Adornos en el árbol
LUIS DANIEL IZPIZUA
La Navidad es triste. Lamento aguarles la fiesta de esta manera, pero siempre me ha embargado la tristeza en estas fechas. También de niño, o eso creo, aunque bien pueda ser que mis recuerdos al respecto no sean muy fidedignos. Quizá sea el recuerdo del recuerdo el que haga brotar la tristeza y ésta, finalmente, acabe inundándolo todo: lo que es y lo que fue. Si me remonto a aquellos años de inocencia, he de reconocer que nada me faltó para ser feliz, nada de lo que habitualmente se considera necesario para serlo: tuve mis golosinas y mis regalos. Y me queda el recuerdo de una luz: la de la noche de Reyes; la de su amanecida, para ser más exactos. Se dormía inquieto aquella noche, y uno se levantaba a horas intempestivas para ver si lo que esperaba estaba allí. Aún no había amanecido, y en su recorrido hacia el deseo iba encendiendo todas las luces de la casa. Es esa luz encendida, esa luz artificial, la que recuerdo.
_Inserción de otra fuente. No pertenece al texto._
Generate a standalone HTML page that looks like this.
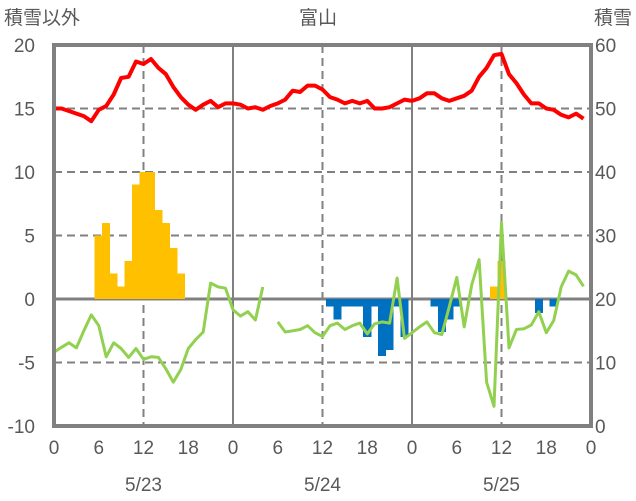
<!DOCTYPE html>
<html><head><meta charset="utf-8">
<style>
html,body{margin:0;padding:0;background:#fff;}
svg{display:block;font-family:"Liberation Sans","Noto Sans CJK JP",sans-serif;}
</style></head>
<body>
<svg id="chart" width="636" height="501" viewBox="0 0 636 501" xmlns="http://www.w3.org/2000/svg">
<g id="grid"></g>
<g id="bars" shape-rendering="crispEdges"></g>
<g id="lines"></g>
<g id="frame"></g>
<g id="labels"></g>
</svg>
<script>
const hourTicks = ["0","6","12","18","0","6","12","18","0","6","12","18","0"];
const dateLabels = ["5/23","5/24","5/25"];
const leftTicks = [20,15,10,5,0,-5,-10];
const rightTicks = [60,50,40,30,20,10,0];
const tempSeries = [15.0,15.0,14.8,14.6,14.4,14.0,14.9,15.2,16.1,17.4,17.5,18.7,18.5,18.9,18.2,17.7,16.7,15.9,15.3,14.9,15.3,15.6,15.1,15.4,15.4,15.3,15.0,15.1,14.9,15.2,15.4,15.7,16.4,16.3,16.8,16.8,16.5,15.9,15.7,15.4,15.6,15.4,15.6,15.0,15.0,15.1,15.4,15.7,15.6,15.8,16.2,16.2,15.8,15.6,15.8,16.0,16.4,17.5,18.2,19.2,19.3,17.7,17.0,16.1,15.4,15.4,15.0,14.9,14.5,14.3,14.6,14.2];
const greenSeries = [11.6,12.4,13.1,12.3,15.0,17.5,15.8,10.9,13.1,12.2,10.8,12.2,10.5,10.9,10.8,9.0,6.9,8.9,12.2,13.6,14.8,22.5,21.9,21.7,18.3,17.3,18.0,16.7,21.9,null,16.4,14.8,15.0,15.2,15.8,14.7,14.1,15.8,16.2,15.2,15.8,16.2,14.5,16.1,16.4,16.2,23.3,13.8,14.7,15.6,16.4,14.7,14.4,18.8,23.4,15.6,22.2,26.2,6.9,3.1,32.0,12.3,15.2,15.3,15.9,18.0,14.7,16.6,21.9,24.4,23.8,22.0];
const posHours = [6,7,8,9,10,11,12,13,14,15,16,17,59,60];
const posValues = [5,6,2,1,3,9,10,10,7,6,4,2,1,3];
const negHours = [37,38,39,40,41,42,43,44,45,46,47,51,52,53,54,65,67];
const negValues = [-0.6,-1.6,-0.6,-0.6,-0.6,-3.0,-0.6,-4.5,-4.0,-0.6,-3.0,-0.6,-2.6,-1.6,-0.6,-1.1,-0.6];

const NS="http://www.w3.org/2000/svg";
const X0=54,X1=591,YT=45,YB=426;
function x(h){return X0+h*(X1-X0)/72;}
function yL(v){return YT+(20-v)*(YB-YT)/30;}
function yR(v){return YB-v*(YB-YT)/60;}
function mk(tag,attrs,parent){const e=document.createElementNS(NS,tag);for(const k in attrs)e.setAttribute(k,attrs[k]);document.getElementById(parent).appendChild(e);return e;}

leftTicks.forEach(v=>{
  if(v===20||v===-10)return;
  const l=mk('line',{x1:X0,x2:X1,y1:yL(v),y2:yL(v),stroke:'#808080','stroke-width':v===0?3:2,'stroke-dasharray':v===0?'':'8,5'},'grid');
  
  
});
[12,24,36,48,60].forEach(h=>{
  const solid=h%24===0;
  const l=mk('line',{x1:x(h),x2:x(h),y1:YT,y2:YB,stroke:'#808080','stroke-width':2,'stroke-dasharray':solid?'':'8,5'},'grid');
  
  
});
const bw=(X1-X0)/72;
posHours.forEach((h,i)=>{
  const v=posValues[i];
  const r=mk('rect',{x:x(h)-bw/2-0.3,y:yL(v),width:bw+0.6,height:yL(0)-yL(v),fill:'#FFC000'},'bars');
  
  
});
negHours.forEach((h,i)=>{
  const v=negValues[i];
  const r=mk('rect',{x:x(h)-bw/2-0.3,y:yL(0),width:bw+0.6,height:yL(v)-yL(0),fill:'#0070C0'},'bars');
  
  
});
let d='',pen=false;
greenSeries.forEach((v,h)=>{
  if(v===null){pen=false;return;}
  d+=(pen?'L':'M')+x(h).toFixed(1)+','+yR(v).toFixed(1);pen=true;
});
const g=mk('path',{d:d,fill:'none',stroke:'#92D050','stroke-width':3,'stroke-linejoin':'round'},'lines');


const rd=tempSeries.map((v,h)=>(h?'L':'M')+x(h).toFixed(1)+','+yL(v).toFixed(1)).join('');
const rl=mk('path',{d:rd,fill:'none',stroke:'#FF0000','stroke-width':4,'stroke-linejoin':'round'},'lines');


const f=mk('rect',{x:X0,y:YT,width:X1-X0,height:YB-YT,fill:'none',stroke:'#808080','stroke-width':4},'frame');


function txt(s,xx,yy,anchor,name){
  const t=mk('text',{x:xx,y:yy,'text-anchor':anchor,'font-size':19,fill:'#595959'},'labels');
  t.textContent=s;
  
  
}
leftTicks.forEach(v=>txt(String(v),35,yL(v)+7,'end','left-tick-label'));
rightTicks.forEach(v=>txt(String(v),595,yR(v)+7,'start','right-tick-label'));
hourTicks.forEach((s,i)=>txt(s,x(i*6),454,'middle','hour-tick-label'));
dateLabels.forEach((s,i)=>txt(s,x(12+i*24),491,'middle','date-label'));
txt('積雪以外',4,24,'start','left-axis-title');
txt('富山',318,24,'middle','chart-title');
txt('積雪',632,24,'end','right-axis-title');
</script>
</body></html>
Y brilla rojiza y cálida en mi memoria, acaso como una irradiación del corazón, la emoción apoderándose del aire. Esa luz.
El resto era invierno. Y un deseo de felicidad esforzándose por sobreponerse a esa oscuridad invernal. Escribe Kierkegaard hacia 1850 en su Diario: "También ésta es para mí una forma inexplicable de falta de espiritualidad: cómo un hombre, en horas y días fijos, pueda tener precisas sensaciones religiosas: en época de Navidad, ser feliz por la Navidad sin pensar mínimamente en el Viernes Santo; el Viernes Santo sentirse profundamente dolorido y no tener por tanto ninguna otra sensación". La impresión de felicidad forzada que experimentamos en estas fechas vemos que era ya sentida por el danés hace siglo y medio. Pero lo que me interesa de esas palabras de Kierkegaard es el reproche que subyace en su observación de que no se pensara en el Viernes Santo. Considero, no obstante, que hay mucho de Viernes Santo latente en esa alegría desenfrenada. Hay mucho invierno en ese destello primaveral. Y es el fondo oscuro de la noche el que acaba imponiéndose a las apoteosis de luz que se le enfrentan. Lo veo en mi ciudad desde el día en que se encienden las luces que engalanan sus calles. Son unas luces tristísimas.
Hace falta mucha luz para ocultar la noche. Nuestras luces urbanas no la anulan, sino que la vuelven más nocturna, más turbia, más sucia. Esas luces se multiplican por estas fechas en una proliferación impotente e histérica. Nunca son bastantes para cumplir su objetivo, a pesar de su crescendo anual, como tampoco la alegría promovida es bastante nunca para cumplir el suyo. De la misma forma que las luces profundizan la noche, así la alegría navideña hace insondable la tristeza. Ésta se expande por los resquicios del jolgorio y deja por todas partes su poso. De ahí también que las fiestas navideñas sean tan histéricas. Y el histerismo pone en evidencia justo aquello que se ha querido silenciar. En su plenitud no hay ojos; es el rimmel de la nada el que simula esos guiños. Y esos guiños se apoderan también de mis recuerdos, de mi infancia: siempre fue así.
Es un lugar común afirmar que estas fiestas ya no son religiosas. No serían como son si no lo fueran. Se me objetará que la auténtica religiosidad no se vive de esa forma. Ah, sí, pero la auténtica religiosidad no tiene fechas. Anulemos el motivo religioso y estas fiestas caerán por su propio peso. Cierto que siempre habrá gente dispuesta a sustituir la celebración cristiana por alguna otra conmemoración etnista, cosmológica o telúrica, como de hecho ocurre ya. Celebraciones religiosas, al fin, por endebles que nos parezcan las patrañas de sus argumentos. Pero todo este esplendor siempre precisará de un motivo extraordinario. Dios nos pide que lo celebremos, y la celebración demanda su existencia: un círculo que se retroalimenta. Pero tendríamos que preguntarnos de qué dios se trata. Si el mundo era un espejo que reflejaba a Dios, a éste que celebramos habremos de buscarlo en el espejo que le hemos construido. Y entre tanta luz cegadora no se ve nada, sólo la noche oculta. Ese dios es el simulacro que la fiesta precisa para ser deificada. Y para celebrar su esplendor el mercado nos regala sus dones. Todo en nombre del Dios de los pobres. Seamos tristes.